The Michigan Annual Conference of the Methodist Episcopal Church voted against ordaining Black bishops. The vote denied Black clergy leadership positions even within predominantly Black congregations. Delegates expressed concern that Black bishops may eventually lead white congregations and claimed that the moral inferiority of Black people required Black preachers to submit to white spiritual leadership.

Early Methodists actually supported the abolition of slavery and preached a theology of egalitarianism that resonated with free and enslaved Black people. By the late 1700s, Black Methodists comprised 24% of the church.

But white Methodist support for abolition did not last long. As Methodism spread across the South, enslavers resented Methodist teachings on human dignity and feared the opportunities that the church created for Black self-determination. They sought assurances from the church against disruption of the existing racial caste system.
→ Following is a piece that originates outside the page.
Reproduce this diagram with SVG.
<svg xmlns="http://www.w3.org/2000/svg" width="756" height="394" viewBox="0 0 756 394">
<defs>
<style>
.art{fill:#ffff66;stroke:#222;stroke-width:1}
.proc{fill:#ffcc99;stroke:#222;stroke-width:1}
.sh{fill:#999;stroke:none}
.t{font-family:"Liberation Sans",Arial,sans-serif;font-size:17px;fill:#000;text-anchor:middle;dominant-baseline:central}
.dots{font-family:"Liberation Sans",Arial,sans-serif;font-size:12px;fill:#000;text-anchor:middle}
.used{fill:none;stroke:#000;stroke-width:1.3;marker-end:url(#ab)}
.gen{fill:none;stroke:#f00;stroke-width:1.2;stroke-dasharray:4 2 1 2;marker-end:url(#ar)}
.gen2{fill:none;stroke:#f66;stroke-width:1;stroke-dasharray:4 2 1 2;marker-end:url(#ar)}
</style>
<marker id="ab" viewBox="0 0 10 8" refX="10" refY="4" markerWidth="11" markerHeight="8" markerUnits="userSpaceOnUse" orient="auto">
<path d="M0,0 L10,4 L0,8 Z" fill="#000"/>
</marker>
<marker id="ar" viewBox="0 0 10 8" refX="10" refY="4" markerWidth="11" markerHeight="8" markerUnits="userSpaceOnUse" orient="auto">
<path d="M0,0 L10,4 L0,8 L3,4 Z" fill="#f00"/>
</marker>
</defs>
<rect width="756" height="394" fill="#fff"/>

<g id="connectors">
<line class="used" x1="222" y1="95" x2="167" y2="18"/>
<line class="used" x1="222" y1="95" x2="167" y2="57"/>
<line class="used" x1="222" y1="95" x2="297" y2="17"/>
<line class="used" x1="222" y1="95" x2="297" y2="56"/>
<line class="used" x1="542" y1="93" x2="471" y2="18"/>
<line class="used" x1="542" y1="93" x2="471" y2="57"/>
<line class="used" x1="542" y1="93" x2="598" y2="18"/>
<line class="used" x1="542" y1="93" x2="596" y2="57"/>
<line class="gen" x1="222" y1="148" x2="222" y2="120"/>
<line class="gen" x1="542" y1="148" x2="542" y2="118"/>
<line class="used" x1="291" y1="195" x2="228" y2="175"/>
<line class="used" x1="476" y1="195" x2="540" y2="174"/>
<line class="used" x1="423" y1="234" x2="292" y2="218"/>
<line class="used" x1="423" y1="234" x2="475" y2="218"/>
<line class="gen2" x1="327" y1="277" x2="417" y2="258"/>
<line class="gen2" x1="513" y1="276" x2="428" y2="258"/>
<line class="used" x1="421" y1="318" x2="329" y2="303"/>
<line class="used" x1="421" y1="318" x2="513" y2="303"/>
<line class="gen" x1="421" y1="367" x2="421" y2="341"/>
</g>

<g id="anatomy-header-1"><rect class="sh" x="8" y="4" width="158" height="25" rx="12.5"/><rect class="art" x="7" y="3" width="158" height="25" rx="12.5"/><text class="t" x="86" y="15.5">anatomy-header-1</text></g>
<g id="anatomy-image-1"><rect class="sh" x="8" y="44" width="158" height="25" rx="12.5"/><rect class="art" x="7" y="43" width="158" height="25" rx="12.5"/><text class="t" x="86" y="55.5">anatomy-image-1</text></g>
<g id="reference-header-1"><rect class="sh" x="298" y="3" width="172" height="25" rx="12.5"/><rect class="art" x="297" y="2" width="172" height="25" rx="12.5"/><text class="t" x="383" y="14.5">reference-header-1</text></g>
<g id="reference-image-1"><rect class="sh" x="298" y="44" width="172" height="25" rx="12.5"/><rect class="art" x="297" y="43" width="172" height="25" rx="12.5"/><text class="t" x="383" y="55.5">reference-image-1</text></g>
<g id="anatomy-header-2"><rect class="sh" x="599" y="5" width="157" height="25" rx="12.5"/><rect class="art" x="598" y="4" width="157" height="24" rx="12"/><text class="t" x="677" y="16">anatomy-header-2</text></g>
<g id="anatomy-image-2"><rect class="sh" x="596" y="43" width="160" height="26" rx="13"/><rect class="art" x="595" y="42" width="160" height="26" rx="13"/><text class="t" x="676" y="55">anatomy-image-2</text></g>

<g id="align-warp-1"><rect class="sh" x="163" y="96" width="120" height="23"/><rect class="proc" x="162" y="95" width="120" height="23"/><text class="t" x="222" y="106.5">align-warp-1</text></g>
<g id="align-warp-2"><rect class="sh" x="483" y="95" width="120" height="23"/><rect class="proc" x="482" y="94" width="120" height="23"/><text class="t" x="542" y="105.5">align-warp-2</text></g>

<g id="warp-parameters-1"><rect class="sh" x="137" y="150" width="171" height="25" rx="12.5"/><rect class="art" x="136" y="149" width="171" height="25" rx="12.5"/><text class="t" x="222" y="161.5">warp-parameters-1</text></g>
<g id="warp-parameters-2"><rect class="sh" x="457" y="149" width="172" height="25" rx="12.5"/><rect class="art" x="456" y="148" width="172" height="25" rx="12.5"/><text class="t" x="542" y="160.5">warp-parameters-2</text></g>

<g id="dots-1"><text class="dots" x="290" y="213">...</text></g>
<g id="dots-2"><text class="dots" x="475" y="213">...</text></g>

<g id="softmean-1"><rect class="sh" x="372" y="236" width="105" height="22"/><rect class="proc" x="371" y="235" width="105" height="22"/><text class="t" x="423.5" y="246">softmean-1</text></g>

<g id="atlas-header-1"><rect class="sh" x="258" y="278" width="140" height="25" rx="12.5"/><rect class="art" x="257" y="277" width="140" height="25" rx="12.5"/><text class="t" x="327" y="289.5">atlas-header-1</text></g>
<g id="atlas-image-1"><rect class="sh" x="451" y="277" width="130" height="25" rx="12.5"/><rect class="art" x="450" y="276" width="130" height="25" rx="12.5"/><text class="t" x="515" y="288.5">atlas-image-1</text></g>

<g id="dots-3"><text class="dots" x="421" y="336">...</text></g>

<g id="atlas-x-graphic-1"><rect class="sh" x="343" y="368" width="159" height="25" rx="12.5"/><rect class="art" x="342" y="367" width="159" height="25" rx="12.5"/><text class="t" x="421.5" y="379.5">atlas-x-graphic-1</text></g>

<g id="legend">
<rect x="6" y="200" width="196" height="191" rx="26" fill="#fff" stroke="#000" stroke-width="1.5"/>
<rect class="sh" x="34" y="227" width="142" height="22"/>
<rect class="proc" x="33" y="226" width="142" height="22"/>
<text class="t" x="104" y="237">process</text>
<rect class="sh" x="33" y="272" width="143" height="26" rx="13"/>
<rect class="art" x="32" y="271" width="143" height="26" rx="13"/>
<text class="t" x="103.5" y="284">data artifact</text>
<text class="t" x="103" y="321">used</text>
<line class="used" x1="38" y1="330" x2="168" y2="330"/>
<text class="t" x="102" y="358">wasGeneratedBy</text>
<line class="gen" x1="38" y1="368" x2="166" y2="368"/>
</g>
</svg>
The Methodist church complied, adopting policies against the ordination of Black clergy. The church further embraced an interpretation of the Bible that defended white supremacy and justified enslavement as God-ordained. In 1845, Southern Methodists separated and formed a new denomination, the Methodist Episcopal Church, South, to preserve their ability to enslave fellow human beings. However, even after the split, Northern congregations continued to enforce policies that subordinated Black people, and worked to entrench segregation both inside and outside the church into the 20th Century.

White protestant congregations often played critical roles in defending slavery and institutionalizing Jim Crow segregation in the U.S.